-------- Material to process
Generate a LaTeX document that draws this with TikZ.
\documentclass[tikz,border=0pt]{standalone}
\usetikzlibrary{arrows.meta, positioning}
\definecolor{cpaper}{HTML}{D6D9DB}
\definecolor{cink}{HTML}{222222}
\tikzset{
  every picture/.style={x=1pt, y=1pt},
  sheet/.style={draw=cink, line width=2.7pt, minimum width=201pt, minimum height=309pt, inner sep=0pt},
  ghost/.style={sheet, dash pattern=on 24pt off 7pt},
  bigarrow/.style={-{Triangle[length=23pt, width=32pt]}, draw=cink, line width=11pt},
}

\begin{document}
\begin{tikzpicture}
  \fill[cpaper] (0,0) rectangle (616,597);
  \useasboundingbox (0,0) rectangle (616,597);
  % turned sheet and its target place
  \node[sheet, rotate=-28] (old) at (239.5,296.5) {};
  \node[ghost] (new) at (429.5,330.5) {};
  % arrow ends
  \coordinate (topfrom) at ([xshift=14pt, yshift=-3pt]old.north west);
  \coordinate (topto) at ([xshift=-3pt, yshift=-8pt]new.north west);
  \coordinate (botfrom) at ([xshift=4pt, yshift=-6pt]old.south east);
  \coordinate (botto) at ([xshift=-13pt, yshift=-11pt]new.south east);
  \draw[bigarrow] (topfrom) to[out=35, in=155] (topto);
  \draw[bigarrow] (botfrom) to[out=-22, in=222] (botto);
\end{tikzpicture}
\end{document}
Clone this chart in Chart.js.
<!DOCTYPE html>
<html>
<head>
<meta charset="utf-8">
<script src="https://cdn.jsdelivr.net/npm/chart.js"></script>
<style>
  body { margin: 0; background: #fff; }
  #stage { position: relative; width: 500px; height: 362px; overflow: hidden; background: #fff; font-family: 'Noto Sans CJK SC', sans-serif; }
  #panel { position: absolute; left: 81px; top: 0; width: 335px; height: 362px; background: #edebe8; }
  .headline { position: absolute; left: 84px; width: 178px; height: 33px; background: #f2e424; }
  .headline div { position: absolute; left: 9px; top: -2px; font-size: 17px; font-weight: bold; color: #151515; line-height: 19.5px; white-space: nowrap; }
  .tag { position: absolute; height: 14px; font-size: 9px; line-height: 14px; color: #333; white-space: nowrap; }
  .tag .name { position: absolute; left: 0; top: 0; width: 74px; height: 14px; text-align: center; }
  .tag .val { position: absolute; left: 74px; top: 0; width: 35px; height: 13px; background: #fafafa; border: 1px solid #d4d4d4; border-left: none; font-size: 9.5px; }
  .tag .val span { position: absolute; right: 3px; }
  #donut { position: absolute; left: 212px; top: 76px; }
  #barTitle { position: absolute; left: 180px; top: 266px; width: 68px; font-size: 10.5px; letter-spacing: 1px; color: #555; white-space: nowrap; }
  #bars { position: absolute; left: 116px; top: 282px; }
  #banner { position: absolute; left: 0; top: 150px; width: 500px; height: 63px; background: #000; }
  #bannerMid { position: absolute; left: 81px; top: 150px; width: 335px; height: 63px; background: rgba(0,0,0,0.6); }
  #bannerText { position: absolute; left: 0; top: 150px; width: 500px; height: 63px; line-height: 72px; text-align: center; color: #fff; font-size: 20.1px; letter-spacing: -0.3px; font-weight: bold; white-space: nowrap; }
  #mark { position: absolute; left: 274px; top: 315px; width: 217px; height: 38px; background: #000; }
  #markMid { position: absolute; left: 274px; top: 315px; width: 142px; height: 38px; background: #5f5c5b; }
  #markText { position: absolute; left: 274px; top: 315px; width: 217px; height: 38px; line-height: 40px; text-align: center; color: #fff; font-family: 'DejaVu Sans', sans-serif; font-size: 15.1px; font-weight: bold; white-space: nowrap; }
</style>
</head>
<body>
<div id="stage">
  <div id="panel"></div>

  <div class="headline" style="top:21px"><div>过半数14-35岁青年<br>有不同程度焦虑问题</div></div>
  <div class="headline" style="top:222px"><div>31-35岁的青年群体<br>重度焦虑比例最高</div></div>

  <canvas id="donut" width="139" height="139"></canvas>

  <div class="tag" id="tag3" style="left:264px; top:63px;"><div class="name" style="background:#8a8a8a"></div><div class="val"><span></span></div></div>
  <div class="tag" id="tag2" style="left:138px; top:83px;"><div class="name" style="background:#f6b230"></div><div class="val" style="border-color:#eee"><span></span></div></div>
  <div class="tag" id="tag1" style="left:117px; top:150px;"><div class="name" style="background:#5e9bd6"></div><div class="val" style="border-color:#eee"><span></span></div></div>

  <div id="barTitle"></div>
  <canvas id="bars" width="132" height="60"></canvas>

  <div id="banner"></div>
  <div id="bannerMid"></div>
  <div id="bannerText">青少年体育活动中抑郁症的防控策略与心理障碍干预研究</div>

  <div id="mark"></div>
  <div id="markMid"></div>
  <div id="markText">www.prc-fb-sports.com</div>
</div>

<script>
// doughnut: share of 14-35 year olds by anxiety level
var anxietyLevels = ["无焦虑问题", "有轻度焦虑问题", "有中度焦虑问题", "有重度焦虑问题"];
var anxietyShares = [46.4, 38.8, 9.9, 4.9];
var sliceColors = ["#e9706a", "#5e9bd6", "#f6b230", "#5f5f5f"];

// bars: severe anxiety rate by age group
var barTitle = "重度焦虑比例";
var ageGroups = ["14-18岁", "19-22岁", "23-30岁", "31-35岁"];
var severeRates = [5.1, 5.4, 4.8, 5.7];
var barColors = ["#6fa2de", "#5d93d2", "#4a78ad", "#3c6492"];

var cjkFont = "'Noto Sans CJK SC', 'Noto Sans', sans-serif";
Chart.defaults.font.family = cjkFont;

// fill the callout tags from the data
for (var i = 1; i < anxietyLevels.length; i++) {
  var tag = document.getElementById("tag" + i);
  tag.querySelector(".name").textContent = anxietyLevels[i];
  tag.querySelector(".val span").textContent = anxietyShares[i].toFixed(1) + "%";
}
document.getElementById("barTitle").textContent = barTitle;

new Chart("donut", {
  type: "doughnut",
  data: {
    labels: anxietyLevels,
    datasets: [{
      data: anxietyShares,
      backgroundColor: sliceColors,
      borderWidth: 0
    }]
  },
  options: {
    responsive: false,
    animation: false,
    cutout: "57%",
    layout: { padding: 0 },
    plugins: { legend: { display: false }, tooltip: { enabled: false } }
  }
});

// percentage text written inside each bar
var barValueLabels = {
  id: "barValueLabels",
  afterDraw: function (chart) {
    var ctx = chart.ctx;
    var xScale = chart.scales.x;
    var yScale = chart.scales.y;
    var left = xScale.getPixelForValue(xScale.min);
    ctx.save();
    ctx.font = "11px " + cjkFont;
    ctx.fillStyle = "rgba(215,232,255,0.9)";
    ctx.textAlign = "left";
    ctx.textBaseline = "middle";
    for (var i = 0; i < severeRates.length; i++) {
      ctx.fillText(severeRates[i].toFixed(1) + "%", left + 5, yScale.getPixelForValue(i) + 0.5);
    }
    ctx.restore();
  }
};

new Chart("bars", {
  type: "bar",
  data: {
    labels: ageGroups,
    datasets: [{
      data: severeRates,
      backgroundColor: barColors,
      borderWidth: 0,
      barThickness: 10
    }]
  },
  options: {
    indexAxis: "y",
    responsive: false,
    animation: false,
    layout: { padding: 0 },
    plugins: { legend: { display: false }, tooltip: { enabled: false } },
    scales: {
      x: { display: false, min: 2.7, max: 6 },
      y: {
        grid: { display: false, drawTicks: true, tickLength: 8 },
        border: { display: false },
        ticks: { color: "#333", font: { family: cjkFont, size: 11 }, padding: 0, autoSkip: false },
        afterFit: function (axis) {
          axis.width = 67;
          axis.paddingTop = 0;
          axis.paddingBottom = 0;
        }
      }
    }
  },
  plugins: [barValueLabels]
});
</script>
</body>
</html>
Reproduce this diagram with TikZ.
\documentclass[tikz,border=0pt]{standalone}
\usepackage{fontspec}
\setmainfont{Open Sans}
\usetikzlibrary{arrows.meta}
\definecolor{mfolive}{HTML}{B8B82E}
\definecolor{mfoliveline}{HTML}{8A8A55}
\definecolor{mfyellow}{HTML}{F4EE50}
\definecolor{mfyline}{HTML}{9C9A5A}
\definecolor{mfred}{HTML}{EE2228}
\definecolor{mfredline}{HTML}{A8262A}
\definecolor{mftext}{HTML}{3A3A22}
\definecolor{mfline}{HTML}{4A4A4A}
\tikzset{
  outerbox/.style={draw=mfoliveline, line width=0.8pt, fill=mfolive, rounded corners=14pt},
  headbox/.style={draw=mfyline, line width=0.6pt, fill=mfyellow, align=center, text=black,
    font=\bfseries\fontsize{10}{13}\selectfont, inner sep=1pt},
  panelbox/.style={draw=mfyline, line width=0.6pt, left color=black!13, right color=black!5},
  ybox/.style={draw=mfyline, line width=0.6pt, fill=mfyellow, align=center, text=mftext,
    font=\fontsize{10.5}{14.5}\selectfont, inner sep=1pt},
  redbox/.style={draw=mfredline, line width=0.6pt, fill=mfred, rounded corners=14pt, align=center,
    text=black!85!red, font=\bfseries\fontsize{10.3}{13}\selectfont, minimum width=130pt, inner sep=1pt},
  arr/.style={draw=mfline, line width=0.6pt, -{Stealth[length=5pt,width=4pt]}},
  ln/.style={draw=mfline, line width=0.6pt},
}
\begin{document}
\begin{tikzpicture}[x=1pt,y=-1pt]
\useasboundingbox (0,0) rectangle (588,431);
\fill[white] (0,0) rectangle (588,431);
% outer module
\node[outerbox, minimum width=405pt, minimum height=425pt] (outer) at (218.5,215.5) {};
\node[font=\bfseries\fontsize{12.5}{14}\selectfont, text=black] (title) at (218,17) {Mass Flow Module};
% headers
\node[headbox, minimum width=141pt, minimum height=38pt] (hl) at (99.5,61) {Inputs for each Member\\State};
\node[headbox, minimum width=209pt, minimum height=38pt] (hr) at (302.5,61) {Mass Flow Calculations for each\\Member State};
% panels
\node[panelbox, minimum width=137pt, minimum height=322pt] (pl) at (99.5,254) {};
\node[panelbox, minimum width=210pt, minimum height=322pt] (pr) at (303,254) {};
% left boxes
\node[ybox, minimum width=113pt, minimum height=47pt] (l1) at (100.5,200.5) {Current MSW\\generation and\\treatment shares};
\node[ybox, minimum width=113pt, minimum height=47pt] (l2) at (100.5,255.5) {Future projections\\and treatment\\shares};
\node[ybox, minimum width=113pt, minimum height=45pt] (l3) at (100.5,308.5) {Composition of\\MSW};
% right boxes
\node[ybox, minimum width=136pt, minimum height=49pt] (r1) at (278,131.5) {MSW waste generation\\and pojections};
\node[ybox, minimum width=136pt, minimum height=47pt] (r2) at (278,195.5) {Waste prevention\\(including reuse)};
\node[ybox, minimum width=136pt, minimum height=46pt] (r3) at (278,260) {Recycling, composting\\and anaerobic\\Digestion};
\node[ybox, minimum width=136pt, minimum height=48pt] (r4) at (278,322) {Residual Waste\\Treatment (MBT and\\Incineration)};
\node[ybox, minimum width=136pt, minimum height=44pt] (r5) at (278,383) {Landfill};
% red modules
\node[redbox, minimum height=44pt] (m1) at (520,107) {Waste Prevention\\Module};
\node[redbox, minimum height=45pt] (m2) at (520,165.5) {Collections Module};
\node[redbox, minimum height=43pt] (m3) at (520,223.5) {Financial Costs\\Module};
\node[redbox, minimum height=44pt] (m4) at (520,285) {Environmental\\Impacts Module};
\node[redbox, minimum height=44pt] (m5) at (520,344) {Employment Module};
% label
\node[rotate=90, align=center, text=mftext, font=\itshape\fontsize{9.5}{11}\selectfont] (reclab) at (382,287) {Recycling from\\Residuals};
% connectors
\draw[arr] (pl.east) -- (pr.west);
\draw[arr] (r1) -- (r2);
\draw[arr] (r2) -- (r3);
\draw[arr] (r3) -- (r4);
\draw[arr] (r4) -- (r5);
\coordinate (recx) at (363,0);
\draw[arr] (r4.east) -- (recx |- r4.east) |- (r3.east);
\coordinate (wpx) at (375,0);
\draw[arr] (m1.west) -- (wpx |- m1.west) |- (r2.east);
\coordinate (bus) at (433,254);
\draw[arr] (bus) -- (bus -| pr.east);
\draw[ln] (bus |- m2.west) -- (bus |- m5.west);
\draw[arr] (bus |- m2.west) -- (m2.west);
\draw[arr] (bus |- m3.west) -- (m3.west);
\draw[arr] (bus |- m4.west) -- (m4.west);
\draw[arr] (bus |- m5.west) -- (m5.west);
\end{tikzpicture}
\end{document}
----------------
• Work instructions: Locate the word "this" in the records and collect each line it appears in.

• Response:
Generate a LaTeX document that draws this with TikZ.
Clone this chart in Chart.js.
Reproduce this diagram with TikZ.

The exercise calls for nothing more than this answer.